Malong has more than 100 wives.

==Career==
Malong arrived in Ethiopia in July 1984 to join Sudan People's Liberation Movement. He was then transferred to the Steel (Hadit) Battalion of the Koryom Division. He went to Officers' Cadet and graduated with the rank of captain in July of the same year. After his graduation, he was transferred to Northern Upper Nile State around the Maban area. He then returned to Itang, which was then the second largest refugee camp in Ethiopia. After a few months of lull, he was recalled and commissioned to the rank of major in October 1985. He was then posted to southern Blue Nile in the Eagle Battalion, where he spent three years at the battle front.

In April 2014 Malong was appointed chief of general staff of the Sudan People's Liberation Army by the president of South Sudan, Salva Kiir Mayardit. He replaced James Hoth Mai.

After he collapsed in Juba in December 2016, he was taken to Nairobi, Kenya, for treatment at Nairobi Hospital.

In May 2017, President Kiir issued a presidential decree that replaced Malong with General James Ajonga Mawut. Malong left Juba with his officials. There was speculation that Malong and his officials would spark a rebellion and he was asked to return to Juba before reaching his destination. Malong denied the accusation on Eye Radio, "I want to live as a normal person, as you know that this month of May is all concerning cultivation; my tractors are already in the fields that is why you have seen me heading to Aweil." Malong also spoke to Radio Miraya FM, a United Nations radio station, "Whatever has been said, there is no reality, because if I wanted to have a problem, that problem should be in Juba."

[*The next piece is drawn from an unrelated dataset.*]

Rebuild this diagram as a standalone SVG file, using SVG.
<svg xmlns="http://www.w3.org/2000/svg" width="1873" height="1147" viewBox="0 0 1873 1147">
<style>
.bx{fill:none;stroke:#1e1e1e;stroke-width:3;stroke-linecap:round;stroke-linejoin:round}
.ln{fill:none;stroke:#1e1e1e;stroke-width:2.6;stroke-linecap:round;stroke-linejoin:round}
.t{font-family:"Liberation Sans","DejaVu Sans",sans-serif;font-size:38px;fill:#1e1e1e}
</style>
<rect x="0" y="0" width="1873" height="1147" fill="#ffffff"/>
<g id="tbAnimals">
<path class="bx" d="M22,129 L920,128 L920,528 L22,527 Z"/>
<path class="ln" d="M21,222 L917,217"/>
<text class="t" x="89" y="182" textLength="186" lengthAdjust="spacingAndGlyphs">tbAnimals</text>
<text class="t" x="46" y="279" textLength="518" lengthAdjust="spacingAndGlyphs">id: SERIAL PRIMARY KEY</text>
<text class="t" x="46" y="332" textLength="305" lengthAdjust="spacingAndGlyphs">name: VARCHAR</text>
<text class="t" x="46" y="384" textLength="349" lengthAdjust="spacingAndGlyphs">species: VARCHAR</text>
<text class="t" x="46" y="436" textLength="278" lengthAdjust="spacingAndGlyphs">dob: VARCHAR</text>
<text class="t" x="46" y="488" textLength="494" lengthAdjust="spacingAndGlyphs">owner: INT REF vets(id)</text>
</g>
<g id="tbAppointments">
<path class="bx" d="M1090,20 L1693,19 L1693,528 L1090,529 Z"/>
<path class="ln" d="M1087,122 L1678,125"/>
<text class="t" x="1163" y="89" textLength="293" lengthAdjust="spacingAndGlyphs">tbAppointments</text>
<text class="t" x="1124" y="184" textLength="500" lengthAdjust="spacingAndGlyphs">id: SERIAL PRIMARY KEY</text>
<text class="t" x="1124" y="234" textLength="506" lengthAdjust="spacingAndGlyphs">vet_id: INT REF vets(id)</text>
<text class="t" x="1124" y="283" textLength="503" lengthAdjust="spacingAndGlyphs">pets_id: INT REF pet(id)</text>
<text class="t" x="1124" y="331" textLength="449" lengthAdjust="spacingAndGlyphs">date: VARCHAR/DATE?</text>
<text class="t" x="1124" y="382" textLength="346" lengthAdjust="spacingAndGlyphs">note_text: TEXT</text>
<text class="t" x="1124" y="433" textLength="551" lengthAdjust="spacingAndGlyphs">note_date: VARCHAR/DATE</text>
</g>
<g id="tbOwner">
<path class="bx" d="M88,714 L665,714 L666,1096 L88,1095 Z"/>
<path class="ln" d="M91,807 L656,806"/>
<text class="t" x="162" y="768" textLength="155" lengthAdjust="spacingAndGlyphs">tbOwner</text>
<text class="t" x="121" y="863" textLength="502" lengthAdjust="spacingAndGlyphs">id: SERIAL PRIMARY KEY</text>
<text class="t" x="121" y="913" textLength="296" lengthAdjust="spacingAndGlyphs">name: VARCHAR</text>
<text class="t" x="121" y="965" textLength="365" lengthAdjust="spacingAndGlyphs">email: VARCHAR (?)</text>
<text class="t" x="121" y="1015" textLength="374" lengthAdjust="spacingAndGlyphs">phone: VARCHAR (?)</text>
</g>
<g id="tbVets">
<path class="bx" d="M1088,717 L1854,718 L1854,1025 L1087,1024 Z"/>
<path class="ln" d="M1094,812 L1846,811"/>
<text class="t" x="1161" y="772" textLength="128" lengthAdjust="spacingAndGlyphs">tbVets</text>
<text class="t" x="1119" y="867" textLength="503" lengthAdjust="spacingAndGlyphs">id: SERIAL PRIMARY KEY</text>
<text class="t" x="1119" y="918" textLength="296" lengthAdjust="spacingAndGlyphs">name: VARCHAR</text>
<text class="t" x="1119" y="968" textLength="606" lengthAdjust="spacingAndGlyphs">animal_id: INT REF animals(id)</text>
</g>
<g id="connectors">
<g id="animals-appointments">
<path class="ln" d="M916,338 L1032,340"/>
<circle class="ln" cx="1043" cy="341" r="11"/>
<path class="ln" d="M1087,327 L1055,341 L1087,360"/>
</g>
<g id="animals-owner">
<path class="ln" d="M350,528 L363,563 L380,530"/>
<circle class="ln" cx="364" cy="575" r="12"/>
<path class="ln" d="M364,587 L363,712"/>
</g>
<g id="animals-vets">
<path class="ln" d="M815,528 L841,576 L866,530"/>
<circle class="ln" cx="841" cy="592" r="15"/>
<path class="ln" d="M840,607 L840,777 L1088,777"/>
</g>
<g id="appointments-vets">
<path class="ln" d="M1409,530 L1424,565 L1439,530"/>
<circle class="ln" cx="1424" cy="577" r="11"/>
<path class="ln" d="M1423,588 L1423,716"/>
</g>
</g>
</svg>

In August 2017, an appeal by Lucy Ayak, one of General Malong's wives, was published revealing for the first time that General Malong was under house arrest and that he needed medical attention. The government initially denied General Malong's house arrest, but later admitted that he was indeed under confinement. After several appeals, he was released on medical grounds and was allowed to travel to Nairobi for medical treatment. Following his arrival in Nairobi, allegations of General Malong mobilizing against the Kiir government started circulating but were quickly denied as propaganda by his opponents. However, on 9 April 2018, General Malong officially announced the formation of a rebel outfit, the South Sudan United Front/Army to topple the Kiir government.

==Alleged war crimes==
During the Anti-Nuer pogroms in 2013, many of the killings were carried out by a group known as Dot Ke Beny (rescue the president) or Mathiang Anoor (brown caterpillar), a militia of Dinkas formed for the protection of President Kiir and Paul Malong Awan. The US pushed for an arms embargo and sanctions on Machar and army chief Paul Malong Awan through the Security Council, but it failed to receive enough votes to pass the sanctions in December 2016.